Seriously, though, sounds like we’re right on track for the big 2020 Rubio vs. Booker showdown.
“I am not announcing the end of anything. I am announcing the beginning of a two-year mission to pass new gun safety laws, protect children from toxic chemicals and create more opportunities for working families in New Jersey,” Lautenberg told the Star-Ledger. “While I may not be seeking re-election, there is plenty of work to do before the end of this term and I’m going to keep fighting as hard asever for the people of New Jersey in the U.S. Senate.”…
At home, he has tangled with Gov. Chris Christie on a number of issues, criticizing the Republican governor for slashing funds for the poor, nixing a new rail tunnel linking New Jersey and New York and merging Rutgers-Camden with Rowan University. And he has been critical of Democrats who have formed their own cozy relationships with Christie, accusing them of weakening the party.

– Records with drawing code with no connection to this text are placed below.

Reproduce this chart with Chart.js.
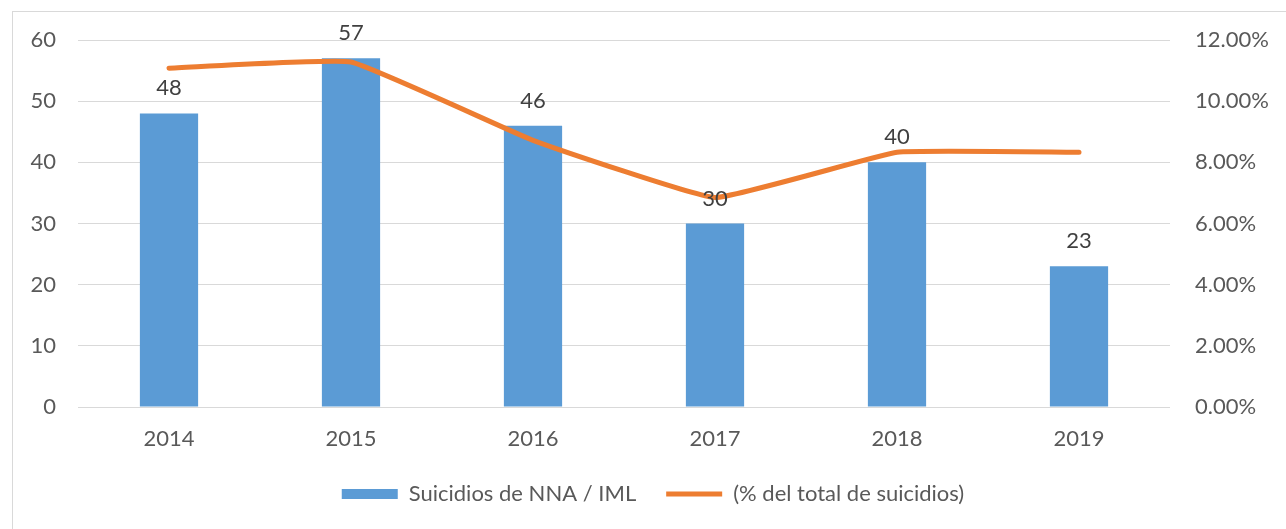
<!DOCTYPE html>
<html>
<head>
<meta charset="utf-8">
<title>Suicidios de NNA</title>
<script src="https://cdn.jsdelivr.net/npm/chart.js@4"></script>
<style>
  html, body { margin: 0; padding: 0; background: #fff; overflow: hidden; }
  #frame {
    position: absolute; left: 12px; top: 11px;
    width: 1290px; height: 540px;
    border: 1px solid #d9d9d9;
  }
  #chart { position: absolute; left: 0; top: 0; }
</style>
</head>
<body>
<div id="frame"></div>
<canvas id="chart" width="1286" height="529"></canvas>
<script>
// Chart data
const years = ['2014', '2015', '2016', '2017', '2018', '2019'];
const suicidesNNA = [48, 57, 46, 30, 40, 23];
// share of all suicides, in percent
const shareOfTotal = [11.08, 11.28, 8.72, 6.85, 8.33, 8.33];

const leftTicks = [0, 10, 20, 30, 40, 50, 60];
const rightTicks = [0, 2, 4, 6, 8, 10, 12];

const FONT = 'Lato';
const TEXT_GRAY = '#595959';

// Write the bar values above each bar
const barValueLabels = {
    id: 'barValueLabels',
    afterDatasetsDraw(chart) {
        const ctx = chart.ctx;
        const meta = chart.getDatasetMeta(0);
        ctx.save();
        ctx.font = '22px ' + FONT;
        ctx.fillStyle = '#404040';
        ctx.textAlign = 'center';
        ctx.textBaseline = 'middle';
        meta.data.forEach((bar, i) => {
            ctx.fillText(String(suicidesNNA[i]), bar.x, bar.y - 25);
        });
        ctx.restore();
    }
};

const ctx = document.getElementById('chart').getContext('2d');

new Chart(ctx, {
    data: {
        labels: years,
        datasets: [
            {
                type: 'bar',
                label: 'Suicidios de NNA / IML',
                data: suicidesNNA,
                backgroundColor: '#5B9BD5',
                borderWidth: 0,
                categoryPercentage: 1,
                barPercentage: 0.32,
                yAxisID: 'y',
                order: 1
            },
            {
                type: 'line',
                label: '(% del total de suicidios)',
                data: shareOfTotal,
                borderColor: '#ED7D31',
                backgroundColor: '#ED7D31',
                borderWidth: 5,
                pointRadius: 0,
                tension: 0.1,
                borderCapStyle: 'round',
                yAxisID: 'y1',
                order: 0
            }
        ]
    },
    options: {
        responsive: false,
        animation: false,
        layout: {
            padding: { top: 40, left: 20, right: 0, bottom: 14 }
        },
        scales: {
            x: {
                grid: { display: false, drawTicks: false },
                border: { display: false },
                ticks: {
                    color: TEXT_GRAY,
                    font: { family: FONT, size: 22 },
                    padding: 19
                },
                afterFit(scale) { scale.height = 46; }
            },
            y: {
                position: 'left',
                min: 0,
                max: 60,
                afterBuildTicks(scale) {
                    scale.ticks = leftTicks.map(v => ({ value: v }));
                },
                grid: { color: '#d9d9d9', lineWidth: 1, drawTicks: false },
                border: { display: false },
                ticks: {
                    color: TEXT_GRAY,
                    font: { family: FONT, size: 22 },
                    padding: 22
                },
                afterFit(scale) { scale.width = 58; }
            },
            y1: {
                position: 'right',
                min: 0,
                max: 12,
                afterBuildTicks(scale) {
                    scale.ticks = rightTicks.map(v => ({ value: v }));
                },
                grid: { display: false, drawTicks: false },
                border: { display: false },
                ticks: {
                    color: TEXT_GRAY,
                    font: { family: FONT, size: 22 },
                    padding: 25,
                    callback: v => Number(v).toFixed(2) + '%'
                },
                afterFit(scale) { scale.width = 116; }
            }
        },
        plugins: {
            legend: {
                position: 'bottom',
                labels: {
                    color: TEXT_GRAY,
                    font: { family: FONT, size: 22 },
                    padding: 30,
                    usePointStyle: true,
                    pointStyleWidth: 56,
                    boxHeight: 10,
                    sort: (a, b) => a.datasetIndex - b.datasetIndex,
                    generateLabels(chart) {
                        const items = Chart.defaults.plugins.legend.labels.generateLabels(chart);
                        items.forEach(item => {
                            if (item.datasetIndex === 0) {
                                item.pointStyle = 'rect';
                                item.lineWidth = 0;
                            } else {
                                item.pointStyle = 'line';
                                item.lineWidth = 5;
                                item.strokeStyle = '#ED7D31';
                            }
                        });
                        return items;
                    }
                }
            },
            tooltip: { enabled: false }
        }
    },
    plugins: [barValueLabels]
});
</script>
</body>
</html>
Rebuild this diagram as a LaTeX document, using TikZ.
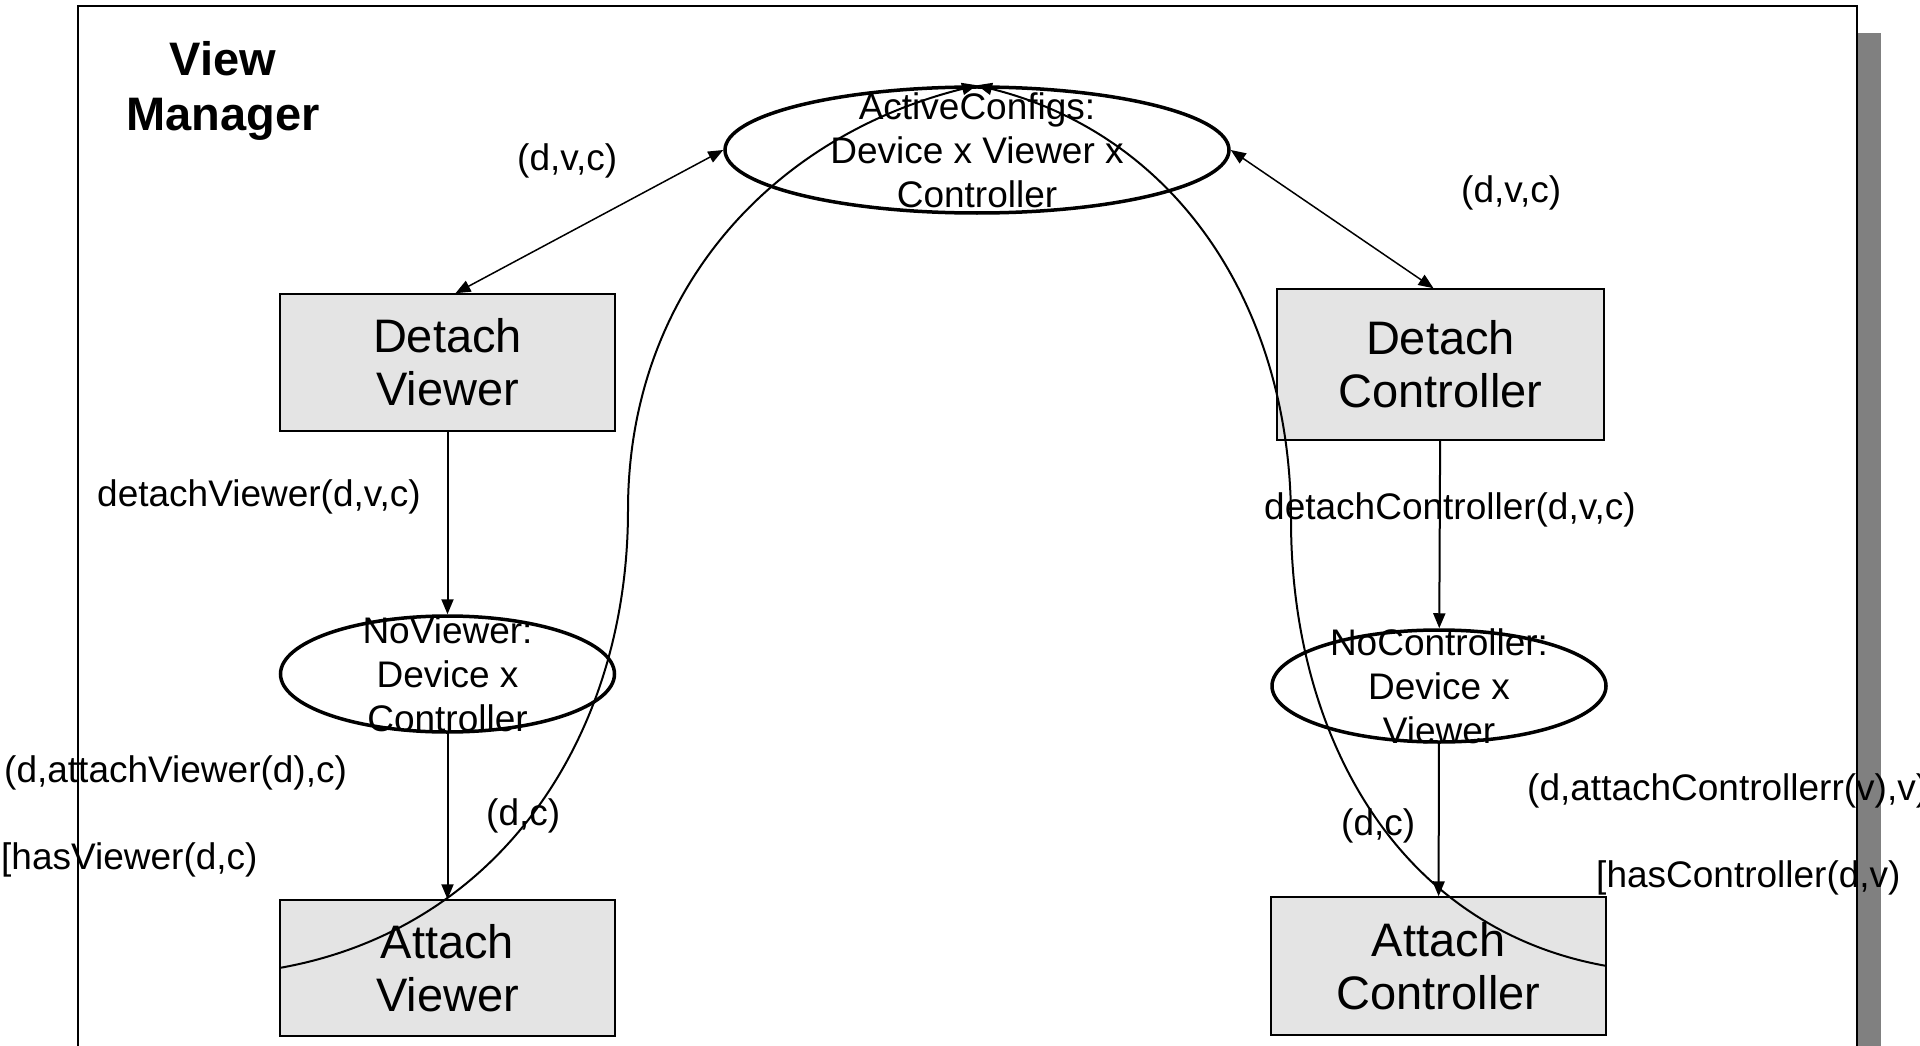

Everything’s coming up Christie these days, huh? Not only is one of his chief Democratic enemies retiring, his most formidable potential challenger for governor, Booker, now is free and clear to pursue a different office. (Who knows? Maybe the big 2020 showdown will be the long-awaited Christie vs. Booker superfight after all.) Last month, when the buzz about Lautenberg retiring first started humming, I thought a primary between him and Booker would be intriguing as a test of state name recognition versus budding national rock star. I was wrong: Per a Quinnipiac poll taken three weeks ago, Booker led Lautenberg by 20 points. Evidently he’s done enough Sunday shows and received enough good press for his acts of heroism to neutralize the incumbent’s recognition edge; meanwhile, 71 percent of Jersey voters said Lautenberg’s age makes Senate work too difficult. If you’re 89, facing an uphill battle for reelection, and disinclined to end a long career with a humiliating loss, retirement is the graceful way out.
Booker’s still looking at a primary fight from Rep. Frank Pallone, but given his national potential I assume the party will be firmly behind him. Their bench is thin on young stars; they need him in Washington, frankly. Oh, and as for Geraldo, 48 percent of Jersey Republicans say they’re unlikely to vote for him versus 44 percent who say the opposite. Among the wider electorate, 51 percent say they won’t consider voting for him at all. Alas, my friends, I fear the next New Jersey Senate vote for amnesty will be cast by a Democrat.